====== PROVIDED DATA ======
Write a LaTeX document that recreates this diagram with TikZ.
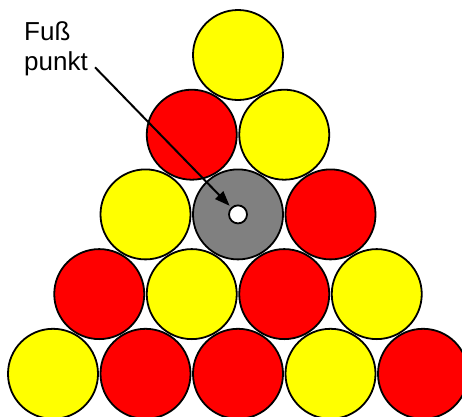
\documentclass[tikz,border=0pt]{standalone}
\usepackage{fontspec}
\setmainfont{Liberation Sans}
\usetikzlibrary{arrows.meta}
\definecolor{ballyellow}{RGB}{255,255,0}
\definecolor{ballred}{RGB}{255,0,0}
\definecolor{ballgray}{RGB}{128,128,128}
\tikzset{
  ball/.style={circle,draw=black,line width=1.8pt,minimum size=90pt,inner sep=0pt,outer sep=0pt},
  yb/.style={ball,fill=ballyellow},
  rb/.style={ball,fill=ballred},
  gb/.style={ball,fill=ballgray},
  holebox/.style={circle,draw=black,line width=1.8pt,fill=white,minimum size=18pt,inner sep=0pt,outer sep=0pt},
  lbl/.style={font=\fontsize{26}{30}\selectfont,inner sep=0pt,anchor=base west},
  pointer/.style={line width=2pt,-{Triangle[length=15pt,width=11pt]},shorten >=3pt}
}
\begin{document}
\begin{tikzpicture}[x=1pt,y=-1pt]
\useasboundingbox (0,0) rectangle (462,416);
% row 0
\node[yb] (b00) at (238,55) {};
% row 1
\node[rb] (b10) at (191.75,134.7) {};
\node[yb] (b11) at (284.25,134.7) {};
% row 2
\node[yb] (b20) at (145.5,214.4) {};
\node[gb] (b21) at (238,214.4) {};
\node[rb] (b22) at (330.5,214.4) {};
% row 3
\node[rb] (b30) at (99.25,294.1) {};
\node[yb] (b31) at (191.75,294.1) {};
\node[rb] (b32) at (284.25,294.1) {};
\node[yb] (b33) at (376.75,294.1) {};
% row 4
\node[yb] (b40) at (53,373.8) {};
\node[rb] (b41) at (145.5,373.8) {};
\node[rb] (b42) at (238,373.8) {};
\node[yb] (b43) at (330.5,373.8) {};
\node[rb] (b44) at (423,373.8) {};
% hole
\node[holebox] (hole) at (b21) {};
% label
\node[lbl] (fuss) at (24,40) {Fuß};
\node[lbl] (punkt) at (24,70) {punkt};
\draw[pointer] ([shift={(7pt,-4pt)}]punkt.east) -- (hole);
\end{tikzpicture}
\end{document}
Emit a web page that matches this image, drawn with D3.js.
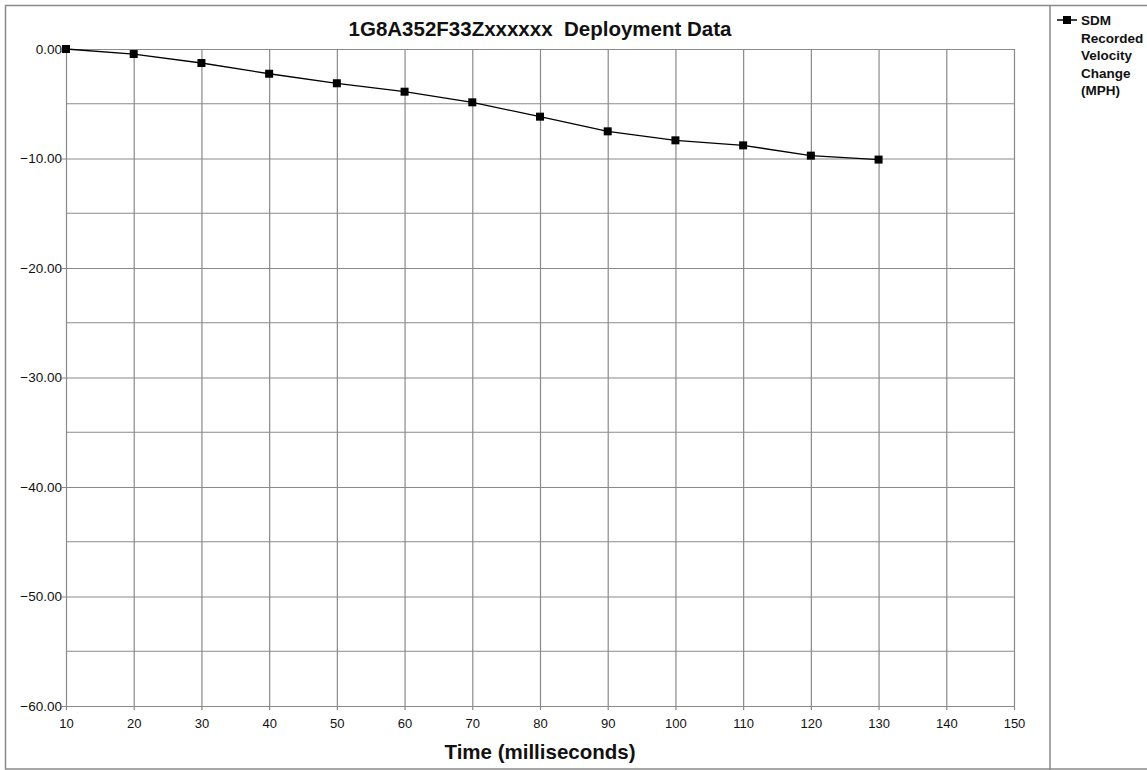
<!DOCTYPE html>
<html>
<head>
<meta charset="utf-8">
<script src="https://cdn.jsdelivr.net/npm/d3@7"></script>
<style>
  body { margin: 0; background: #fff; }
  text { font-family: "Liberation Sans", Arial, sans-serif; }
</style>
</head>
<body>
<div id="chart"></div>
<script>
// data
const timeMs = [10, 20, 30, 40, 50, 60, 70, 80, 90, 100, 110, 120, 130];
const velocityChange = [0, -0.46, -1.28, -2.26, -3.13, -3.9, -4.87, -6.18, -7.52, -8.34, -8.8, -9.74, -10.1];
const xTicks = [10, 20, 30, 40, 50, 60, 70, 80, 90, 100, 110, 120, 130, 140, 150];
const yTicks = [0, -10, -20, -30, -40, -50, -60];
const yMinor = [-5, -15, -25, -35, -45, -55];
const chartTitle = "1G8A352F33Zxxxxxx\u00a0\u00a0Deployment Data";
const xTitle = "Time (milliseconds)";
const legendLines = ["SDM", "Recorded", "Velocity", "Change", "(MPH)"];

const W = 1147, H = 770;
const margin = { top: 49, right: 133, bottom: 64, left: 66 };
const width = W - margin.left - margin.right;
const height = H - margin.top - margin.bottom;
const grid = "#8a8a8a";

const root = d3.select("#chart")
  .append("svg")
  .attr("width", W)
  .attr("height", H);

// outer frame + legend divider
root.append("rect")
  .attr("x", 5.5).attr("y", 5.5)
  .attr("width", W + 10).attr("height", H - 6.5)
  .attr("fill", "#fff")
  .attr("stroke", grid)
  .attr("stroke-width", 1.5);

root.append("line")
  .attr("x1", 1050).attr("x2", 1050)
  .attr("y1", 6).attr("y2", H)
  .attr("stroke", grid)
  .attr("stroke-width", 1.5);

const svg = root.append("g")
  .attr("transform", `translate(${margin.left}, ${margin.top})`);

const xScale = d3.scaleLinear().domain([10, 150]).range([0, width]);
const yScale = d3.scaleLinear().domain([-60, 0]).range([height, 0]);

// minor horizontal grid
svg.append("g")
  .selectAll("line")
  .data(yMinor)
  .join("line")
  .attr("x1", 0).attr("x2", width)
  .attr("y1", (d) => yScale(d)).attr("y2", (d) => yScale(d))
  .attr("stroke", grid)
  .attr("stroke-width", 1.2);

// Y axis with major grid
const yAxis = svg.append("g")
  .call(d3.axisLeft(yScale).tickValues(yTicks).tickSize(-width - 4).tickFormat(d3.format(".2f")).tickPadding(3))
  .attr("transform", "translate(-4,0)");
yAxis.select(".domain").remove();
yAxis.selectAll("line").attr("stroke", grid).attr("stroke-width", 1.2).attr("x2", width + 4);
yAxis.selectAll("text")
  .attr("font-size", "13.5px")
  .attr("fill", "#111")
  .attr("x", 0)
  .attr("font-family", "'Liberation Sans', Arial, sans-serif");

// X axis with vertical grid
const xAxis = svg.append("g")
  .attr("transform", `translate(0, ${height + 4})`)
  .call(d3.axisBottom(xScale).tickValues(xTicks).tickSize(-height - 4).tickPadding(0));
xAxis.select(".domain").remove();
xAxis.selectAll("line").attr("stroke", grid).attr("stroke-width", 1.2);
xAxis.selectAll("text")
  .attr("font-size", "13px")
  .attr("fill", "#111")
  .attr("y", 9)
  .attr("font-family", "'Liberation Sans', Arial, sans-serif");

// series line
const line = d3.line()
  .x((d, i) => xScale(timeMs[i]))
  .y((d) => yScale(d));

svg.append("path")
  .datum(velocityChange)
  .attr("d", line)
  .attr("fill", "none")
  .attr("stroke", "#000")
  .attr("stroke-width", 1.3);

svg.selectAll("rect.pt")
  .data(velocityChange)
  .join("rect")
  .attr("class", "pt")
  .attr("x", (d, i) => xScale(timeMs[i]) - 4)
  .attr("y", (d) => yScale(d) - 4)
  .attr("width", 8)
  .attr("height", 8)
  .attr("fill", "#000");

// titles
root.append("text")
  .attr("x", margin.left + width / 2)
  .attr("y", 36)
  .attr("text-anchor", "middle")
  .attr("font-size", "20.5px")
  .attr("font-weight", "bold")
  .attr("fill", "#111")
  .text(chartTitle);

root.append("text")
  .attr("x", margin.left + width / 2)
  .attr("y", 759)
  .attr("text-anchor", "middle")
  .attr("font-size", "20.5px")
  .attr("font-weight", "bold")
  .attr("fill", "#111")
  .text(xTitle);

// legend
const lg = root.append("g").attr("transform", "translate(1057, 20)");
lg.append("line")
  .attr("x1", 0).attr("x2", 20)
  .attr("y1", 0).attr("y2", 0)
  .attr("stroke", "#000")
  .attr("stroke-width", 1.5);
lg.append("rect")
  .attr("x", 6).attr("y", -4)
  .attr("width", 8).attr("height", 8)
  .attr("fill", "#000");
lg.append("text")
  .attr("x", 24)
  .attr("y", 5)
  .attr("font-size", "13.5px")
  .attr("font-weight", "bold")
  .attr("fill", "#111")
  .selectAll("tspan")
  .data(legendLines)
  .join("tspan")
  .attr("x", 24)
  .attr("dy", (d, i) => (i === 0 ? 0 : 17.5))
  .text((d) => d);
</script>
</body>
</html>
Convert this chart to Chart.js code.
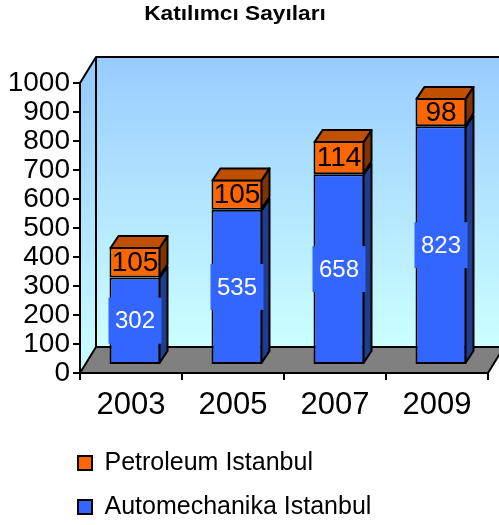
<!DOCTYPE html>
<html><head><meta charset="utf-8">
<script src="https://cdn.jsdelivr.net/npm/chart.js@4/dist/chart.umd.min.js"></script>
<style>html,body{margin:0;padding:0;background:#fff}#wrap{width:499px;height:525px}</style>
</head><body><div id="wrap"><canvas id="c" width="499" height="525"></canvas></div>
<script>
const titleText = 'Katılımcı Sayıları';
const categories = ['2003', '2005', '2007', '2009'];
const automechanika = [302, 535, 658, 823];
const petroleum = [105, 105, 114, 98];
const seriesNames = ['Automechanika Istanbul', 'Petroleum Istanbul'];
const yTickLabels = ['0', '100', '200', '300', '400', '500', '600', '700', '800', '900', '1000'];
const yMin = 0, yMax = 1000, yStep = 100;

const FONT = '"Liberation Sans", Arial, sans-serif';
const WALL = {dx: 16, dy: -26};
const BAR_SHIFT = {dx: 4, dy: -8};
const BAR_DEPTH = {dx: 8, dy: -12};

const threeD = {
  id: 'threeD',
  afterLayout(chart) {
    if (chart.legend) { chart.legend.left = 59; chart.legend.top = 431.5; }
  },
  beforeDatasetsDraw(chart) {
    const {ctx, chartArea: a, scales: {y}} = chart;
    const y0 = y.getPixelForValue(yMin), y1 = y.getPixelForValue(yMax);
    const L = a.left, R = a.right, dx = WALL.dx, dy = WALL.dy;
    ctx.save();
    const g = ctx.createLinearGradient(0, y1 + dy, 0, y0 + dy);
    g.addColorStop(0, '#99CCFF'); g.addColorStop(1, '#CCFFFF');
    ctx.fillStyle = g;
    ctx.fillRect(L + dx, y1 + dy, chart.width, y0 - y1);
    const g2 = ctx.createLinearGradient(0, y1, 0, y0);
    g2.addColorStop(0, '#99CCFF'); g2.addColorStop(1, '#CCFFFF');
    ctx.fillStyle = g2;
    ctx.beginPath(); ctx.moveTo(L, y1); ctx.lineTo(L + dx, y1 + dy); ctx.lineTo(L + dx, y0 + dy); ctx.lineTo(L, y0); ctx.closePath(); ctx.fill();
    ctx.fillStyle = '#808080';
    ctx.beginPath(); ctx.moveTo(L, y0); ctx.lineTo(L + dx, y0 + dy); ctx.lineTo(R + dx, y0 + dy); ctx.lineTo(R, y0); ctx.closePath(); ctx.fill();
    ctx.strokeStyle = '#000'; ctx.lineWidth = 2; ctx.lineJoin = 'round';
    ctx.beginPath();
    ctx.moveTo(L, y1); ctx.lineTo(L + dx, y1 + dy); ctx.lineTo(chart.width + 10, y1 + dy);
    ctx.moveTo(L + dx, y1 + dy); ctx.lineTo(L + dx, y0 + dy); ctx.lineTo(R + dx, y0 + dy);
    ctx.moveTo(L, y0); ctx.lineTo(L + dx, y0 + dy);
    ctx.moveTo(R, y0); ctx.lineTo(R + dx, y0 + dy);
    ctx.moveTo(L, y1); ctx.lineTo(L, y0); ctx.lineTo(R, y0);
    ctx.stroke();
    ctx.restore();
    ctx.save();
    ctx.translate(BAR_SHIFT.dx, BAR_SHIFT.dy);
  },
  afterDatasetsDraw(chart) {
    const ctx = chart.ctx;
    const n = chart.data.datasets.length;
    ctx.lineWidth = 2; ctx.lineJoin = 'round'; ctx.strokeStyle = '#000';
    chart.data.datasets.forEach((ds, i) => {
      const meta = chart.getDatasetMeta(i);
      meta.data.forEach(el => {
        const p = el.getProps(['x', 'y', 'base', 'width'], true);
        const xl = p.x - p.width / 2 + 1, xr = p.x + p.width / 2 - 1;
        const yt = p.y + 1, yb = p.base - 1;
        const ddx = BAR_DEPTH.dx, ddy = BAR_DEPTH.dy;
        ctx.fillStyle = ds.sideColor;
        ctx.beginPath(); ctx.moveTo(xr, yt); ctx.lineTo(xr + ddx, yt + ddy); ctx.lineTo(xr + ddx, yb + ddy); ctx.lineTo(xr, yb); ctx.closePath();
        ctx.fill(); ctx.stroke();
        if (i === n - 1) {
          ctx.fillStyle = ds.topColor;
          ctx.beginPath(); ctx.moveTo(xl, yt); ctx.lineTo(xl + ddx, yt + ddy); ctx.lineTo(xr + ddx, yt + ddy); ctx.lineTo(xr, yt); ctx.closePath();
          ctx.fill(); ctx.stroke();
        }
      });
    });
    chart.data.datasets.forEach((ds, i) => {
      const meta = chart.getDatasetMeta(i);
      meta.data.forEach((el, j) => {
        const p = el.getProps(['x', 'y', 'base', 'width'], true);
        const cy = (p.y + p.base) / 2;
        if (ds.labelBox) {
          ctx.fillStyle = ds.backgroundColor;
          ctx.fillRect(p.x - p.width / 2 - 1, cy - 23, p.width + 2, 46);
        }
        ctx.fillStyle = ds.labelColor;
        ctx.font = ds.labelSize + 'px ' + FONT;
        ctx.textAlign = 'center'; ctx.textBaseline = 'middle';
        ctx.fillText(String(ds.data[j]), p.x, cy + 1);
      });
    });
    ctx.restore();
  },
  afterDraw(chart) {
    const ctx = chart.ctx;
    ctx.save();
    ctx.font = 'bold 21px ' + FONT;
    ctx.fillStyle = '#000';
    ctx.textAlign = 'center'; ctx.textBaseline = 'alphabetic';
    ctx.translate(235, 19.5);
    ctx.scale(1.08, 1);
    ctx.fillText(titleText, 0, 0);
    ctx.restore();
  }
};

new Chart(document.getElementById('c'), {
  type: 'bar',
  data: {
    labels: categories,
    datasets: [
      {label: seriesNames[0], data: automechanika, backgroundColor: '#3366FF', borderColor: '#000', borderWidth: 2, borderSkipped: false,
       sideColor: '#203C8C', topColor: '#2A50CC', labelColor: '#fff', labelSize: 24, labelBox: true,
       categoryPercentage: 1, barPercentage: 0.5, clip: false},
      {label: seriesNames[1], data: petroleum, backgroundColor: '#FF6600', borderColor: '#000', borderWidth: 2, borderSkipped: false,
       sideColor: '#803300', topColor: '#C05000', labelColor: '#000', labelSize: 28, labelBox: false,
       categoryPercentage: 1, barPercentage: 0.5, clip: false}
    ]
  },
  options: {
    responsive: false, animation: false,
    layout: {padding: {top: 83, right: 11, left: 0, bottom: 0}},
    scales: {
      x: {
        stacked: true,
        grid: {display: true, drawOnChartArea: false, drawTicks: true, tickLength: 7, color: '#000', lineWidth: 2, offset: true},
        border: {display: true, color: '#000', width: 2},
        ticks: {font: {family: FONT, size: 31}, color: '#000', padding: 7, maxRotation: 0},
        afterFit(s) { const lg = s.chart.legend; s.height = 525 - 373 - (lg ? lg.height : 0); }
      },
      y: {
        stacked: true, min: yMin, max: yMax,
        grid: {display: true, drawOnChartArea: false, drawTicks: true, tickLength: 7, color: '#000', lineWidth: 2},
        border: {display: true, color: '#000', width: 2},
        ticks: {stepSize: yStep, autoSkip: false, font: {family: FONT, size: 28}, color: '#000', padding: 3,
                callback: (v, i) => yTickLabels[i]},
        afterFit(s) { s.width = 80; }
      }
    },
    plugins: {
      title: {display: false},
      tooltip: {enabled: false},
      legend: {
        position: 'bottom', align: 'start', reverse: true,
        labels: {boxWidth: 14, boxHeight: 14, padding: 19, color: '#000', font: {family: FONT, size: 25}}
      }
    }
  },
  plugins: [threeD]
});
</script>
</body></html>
======
* [PROMPT]:
List the lines of the material in which the word "that" occurs.

* [RESPONSE TO THE TASK]:
Write a LaTeX document that recreates this diagram with TikZ.
Emit a web page that matches this image, drawn with D3.js.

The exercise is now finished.